»»
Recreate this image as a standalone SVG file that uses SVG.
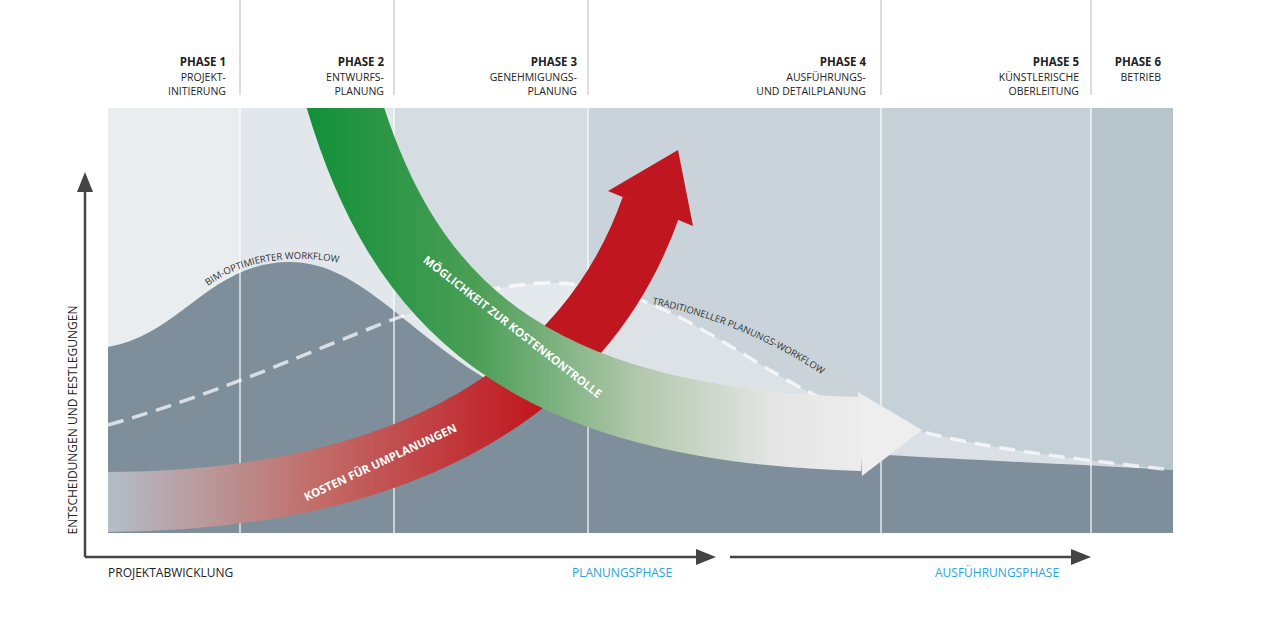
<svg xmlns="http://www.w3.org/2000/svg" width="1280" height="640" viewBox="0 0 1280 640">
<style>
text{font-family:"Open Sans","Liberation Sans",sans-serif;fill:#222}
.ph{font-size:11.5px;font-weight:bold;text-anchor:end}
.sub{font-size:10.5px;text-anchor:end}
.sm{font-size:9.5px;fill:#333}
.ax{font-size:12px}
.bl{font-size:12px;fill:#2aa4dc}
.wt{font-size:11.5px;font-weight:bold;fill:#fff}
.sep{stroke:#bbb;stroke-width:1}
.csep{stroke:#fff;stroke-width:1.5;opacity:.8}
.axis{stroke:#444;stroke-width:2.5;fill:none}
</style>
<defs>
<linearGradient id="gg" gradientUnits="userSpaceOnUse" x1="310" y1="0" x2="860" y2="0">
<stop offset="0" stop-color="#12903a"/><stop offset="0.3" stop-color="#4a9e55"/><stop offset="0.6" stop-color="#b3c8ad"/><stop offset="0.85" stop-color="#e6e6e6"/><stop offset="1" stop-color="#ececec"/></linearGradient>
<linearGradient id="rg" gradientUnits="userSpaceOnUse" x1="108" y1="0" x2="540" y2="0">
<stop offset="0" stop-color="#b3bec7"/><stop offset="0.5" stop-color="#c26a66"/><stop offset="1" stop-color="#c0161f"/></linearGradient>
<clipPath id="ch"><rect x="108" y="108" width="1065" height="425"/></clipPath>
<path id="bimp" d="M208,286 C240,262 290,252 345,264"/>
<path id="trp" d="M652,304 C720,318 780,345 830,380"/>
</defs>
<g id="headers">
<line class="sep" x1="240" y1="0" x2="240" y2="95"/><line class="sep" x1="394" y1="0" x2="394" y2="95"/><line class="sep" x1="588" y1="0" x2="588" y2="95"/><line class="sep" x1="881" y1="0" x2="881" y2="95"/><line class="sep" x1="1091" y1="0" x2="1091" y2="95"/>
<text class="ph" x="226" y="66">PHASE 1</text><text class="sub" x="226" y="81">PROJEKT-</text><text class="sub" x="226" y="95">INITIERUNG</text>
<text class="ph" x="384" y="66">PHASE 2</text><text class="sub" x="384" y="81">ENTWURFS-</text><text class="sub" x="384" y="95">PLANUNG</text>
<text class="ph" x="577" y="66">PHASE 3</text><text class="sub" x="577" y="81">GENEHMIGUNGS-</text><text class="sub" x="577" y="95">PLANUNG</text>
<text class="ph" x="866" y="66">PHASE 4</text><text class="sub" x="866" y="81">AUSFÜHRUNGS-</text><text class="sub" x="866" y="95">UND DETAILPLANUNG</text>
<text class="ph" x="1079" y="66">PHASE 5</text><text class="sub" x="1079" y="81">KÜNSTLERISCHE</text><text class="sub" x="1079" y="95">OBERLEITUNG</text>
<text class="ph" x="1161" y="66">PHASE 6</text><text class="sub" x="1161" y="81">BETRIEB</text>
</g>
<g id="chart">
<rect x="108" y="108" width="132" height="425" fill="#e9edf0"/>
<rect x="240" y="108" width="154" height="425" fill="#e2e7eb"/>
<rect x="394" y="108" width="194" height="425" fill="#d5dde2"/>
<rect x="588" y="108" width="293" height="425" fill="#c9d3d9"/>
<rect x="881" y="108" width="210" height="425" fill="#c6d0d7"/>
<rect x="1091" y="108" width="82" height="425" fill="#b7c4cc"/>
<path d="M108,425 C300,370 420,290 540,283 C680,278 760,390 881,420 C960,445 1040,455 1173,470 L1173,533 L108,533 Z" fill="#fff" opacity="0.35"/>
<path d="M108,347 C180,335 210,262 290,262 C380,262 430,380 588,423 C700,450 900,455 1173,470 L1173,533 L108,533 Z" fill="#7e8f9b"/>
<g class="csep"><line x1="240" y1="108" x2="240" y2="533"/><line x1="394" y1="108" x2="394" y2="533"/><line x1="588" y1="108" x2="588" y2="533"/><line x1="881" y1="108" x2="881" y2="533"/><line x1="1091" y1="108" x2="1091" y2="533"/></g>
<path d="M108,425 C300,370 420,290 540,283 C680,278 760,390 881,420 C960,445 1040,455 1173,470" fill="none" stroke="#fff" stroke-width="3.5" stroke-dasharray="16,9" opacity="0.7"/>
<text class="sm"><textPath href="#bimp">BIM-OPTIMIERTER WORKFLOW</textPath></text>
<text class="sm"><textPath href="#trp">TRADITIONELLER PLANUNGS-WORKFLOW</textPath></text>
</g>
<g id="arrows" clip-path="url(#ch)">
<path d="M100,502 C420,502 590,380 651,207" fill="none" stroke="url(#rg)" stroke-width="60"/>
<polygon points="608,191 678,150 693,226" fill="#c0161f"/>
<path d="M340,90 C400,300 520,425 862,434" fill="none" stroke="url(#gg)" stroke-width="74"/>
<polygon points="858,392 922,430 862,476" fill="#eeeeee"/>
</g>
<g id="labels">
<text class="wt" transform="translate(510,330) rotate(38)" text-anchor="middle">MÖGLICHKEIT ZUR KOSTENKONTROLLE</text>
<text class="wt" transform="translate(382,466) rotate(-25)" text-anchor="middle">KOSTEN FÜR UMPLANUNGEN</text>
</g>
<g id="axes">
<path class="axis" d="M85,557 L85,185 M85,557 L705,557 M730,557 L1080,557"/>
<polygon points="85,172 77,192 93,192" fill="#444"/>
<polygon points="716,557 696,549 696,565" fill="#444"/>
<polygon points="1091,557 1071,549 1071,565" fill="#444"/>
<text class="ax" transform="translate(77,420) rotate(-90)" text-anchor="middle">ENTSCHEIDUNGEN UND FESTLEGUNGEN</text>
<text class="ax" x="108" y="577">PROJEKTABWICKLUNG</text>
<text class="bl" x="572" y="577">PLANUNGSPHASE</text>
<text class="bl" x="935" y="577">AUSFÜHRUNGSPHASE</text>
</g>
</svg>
««
§ **GOAL**: Every line of the material is to be quoted exactly, with no pictures carried over.

§ **COMPLETE OUTPUT**:
Recreate this image as a standalone SVG file that uses SVG.
<svg xmlns="http://www.w3.org/2000/svg" width="1280" height="640" viewBox="0 0 1280 640">
<style>
text{font-family:"Open Sans","Liberation Sans",sans-serif;fill:#222}
.ph{font-size:11.5px;font-weight:bold;text-anchor:end}
.sub{font-size:10.5px;text-anchor:end}
.sm{font-size:9.5px;fill:#333}
.ax{font-size:12px}
.bl{font-size:12px;fill:#2aa4dc}
.wt{font-size:11.5px;font-weight:bold;fill:#fff}
.sep{stroke:#bbb;stroke-width:1}
.csep{stroke:#fff;stroke-width:1.5;opacity:.8}
.axis{stroke:#444;stroke-width:2.5;fill:none}
</style>
<defs>
<linearGradient id="gg" gradientUnits="userSpaceOnUse" x1="310" y1="0" x2="860" y2="0">
<stop offset="0" stop-color="#12903a"/><stop offset="0.3" stop-color="#4a9e55"/><stop offset="0.6" stop-color="#b3c8ad"/><stop offset="0.85" stop-color="#e6e6e6"/><stop offset="1" stop-color="#ececec"/></linearGradient>
<linearGradient id="rg" gradientUnits="userSpaceOnUse" x1="108" y1="0" x2="540" y2="0">
<stop offset="0" stop-color="#b3bec7"/><stop offset="0.5" stop-color="#c26a66"/><stop offset="1" stop-color="#c0161f"/></linearGradient>
<clipPath id="ch"><rect x="108" y="108" width="1065" height="425"/></clipPath>
<path id="bimp" d="M208,286 C240,262 290,252 345,264"/>
<path id="trp" d="M652,304 C720,318 780,345 830,380"/>
</defs>
<g id="headers">
<line class="sep" x1="240" y1="0" x2="240" y2="95"/><line class="sep" x1="394" y1="0" x2="394" y2="95"/><line class="sep" x1="588" y1="0" x2="588" y2="95"/><line class="sep" x1="881" y1="0" x2="881" y2="95"/><line class="sep" x1="1091" y1="0" x2="1091" y2="95"/>
<text class="ph" x="226" y="66">PHASE 1</text><text class="sub" x="226" y="81">PROJEKT-</text><text class="sub" x="226" y="95">INITIERUNG</text>
<text class="ph" x="384" y="66">PHASE 2</text><text class="sub" x="384" y="81">ENTWURFS-</text><text class="sub" x="384" y="95">PLANUNG</text>
<text class="ph" x="577" y="66">PHASE 3</text><text class="sub" x="577" y="81">GENEHMIGUNGS-</text><text class="sub" x="577" y="95">PLANUNG</text>
<text class="ph" x="866" y="66">PHASE 4</text><text class="sub" x="866" y="81">AUSFÜHRUNGS-</text><text class="sub" x="866" y="95">UND DETAILPLANUNG</text>
<text class="ph" x="1079" y="66">PHASE 5</text><text class="sub" x="1079" y="81">KÜNSTLERISCHE</text><text class="sub" x="1079" y="95">OBERLEITUNG</text>
<text class="ph" x="1161" y="66">PHASE 6</text><text class="sub" x="1161" y="81">BETRIEB</text>
</g>
<g id="chart">
<rect x="108" y="108" width="132" height="425" fill="#e9edf0"/>
<rect x="240" y="108" width="154" height="425" fill="#e2e7eb"/>
<rect x="394" y="108" width="194" height="425" fill="#d5dde2"/>
<rect x="588" y="108" width="293" height="425" fill="#c9d3d9"/>
<rect x="881" y="108" width="210" height="425" fill="#c6d0d7"/>
<rect x="1091" y="108" width="82" height="425" fill="#b7c4cc"/>
<path d="M108,425 C300,370 420,290 540,283 C680,278 760,390 881,420 C960,445 1040,455 1173,470 L1173,533 L108,533 Z" fill="#fff" opacity="0.35"/>
<path d="M108,347 C180,335 210,262 290,262 C380,262 430,380 588,423 C700,450 900,455 1173,470 L1173,533 L108,533 Z" fill="#7e8f9b"/>
<g class="csep"><line x1="240" y1="108" x2="240" y2="533"/><line x1="394" y1="108" x2="394" y2="533"/><line x1="588" y1="108" x2="588" y2="533"/><line x1="881" y1="108" x2="881" y2="533"/><line x1="1091" y1="108" x2="1091" y2="533"/></g>
<path d="M108,425 C300,370 420,290 540,283 C680,278 760,390 881,420 C960,445 1040,455 1173,470" fill="none" stroke="#fff" stroke-width="3.5" stroke-dasharray="16,9" opacity="0.7"/>
<text class="sm"><textPath href="#bimp">BIM-OPTIMIERTER WORKFLOW</textPath></text>
<text class="sm"><textPath href="#trp">TRADITIONELLER PLANUNGS-WORKFLOW</textPath></text>
</g>
<g id="arrows" clip-path="url(#ch)">
<path d="M100,502 C420,502 590,380 651,207" fill="none" stroke="url(#rg)" stroke-width="60"/>
<polygon points="608,191 678,150 693,226" fill="#c0161f"/>
<path d="M340,90 C400,300 520,425 862,434" fill="none" stroke="url(#gg)" stroke-width="74"/>
<polygon points="858,392 922,430 862,476" fill="#eeeeee"/>
</g>
<g id="labels">
<text class="wt" transform="translate(510,330) rotate(38)" text-anchor="middle">MÖGLICHKEIT ZUR KOSTENKONTROLLE</text>
<text class="wt" transform="translate(382,466) rotate(-25)" text-anchor="middle">KOSTEN FÜR UMPLANUNGEN</text>
</g>
<g id="axes">
<path class="axis" d="M85,557 L85,185 M85,557 L705,557 M730,557 L1080,557"/>
<polygon points="85,172 77,192 93,192" fill="#444"/>
<polygon points="716,557 696,549 696,565" fill="#444"/>
<polygon points="1091,557 1071,549 1071,565" fill="#444"/>
<text class="ax" transform="translate(77,420) rotate(-90)" text-anchor="middle">ENTSCHEIDUNGEN UND FESTLEGUNGEN</text>
<text class="ax" x="108" y="577">PROJEKTABWICKLUNG</text>
<text class="bl" x="572" y="577">PLANUNGSPHASE</text>
<text class="bl" x="935" y="577">AUSFÜHRUNGSPHASE</text>
</g>
</svg>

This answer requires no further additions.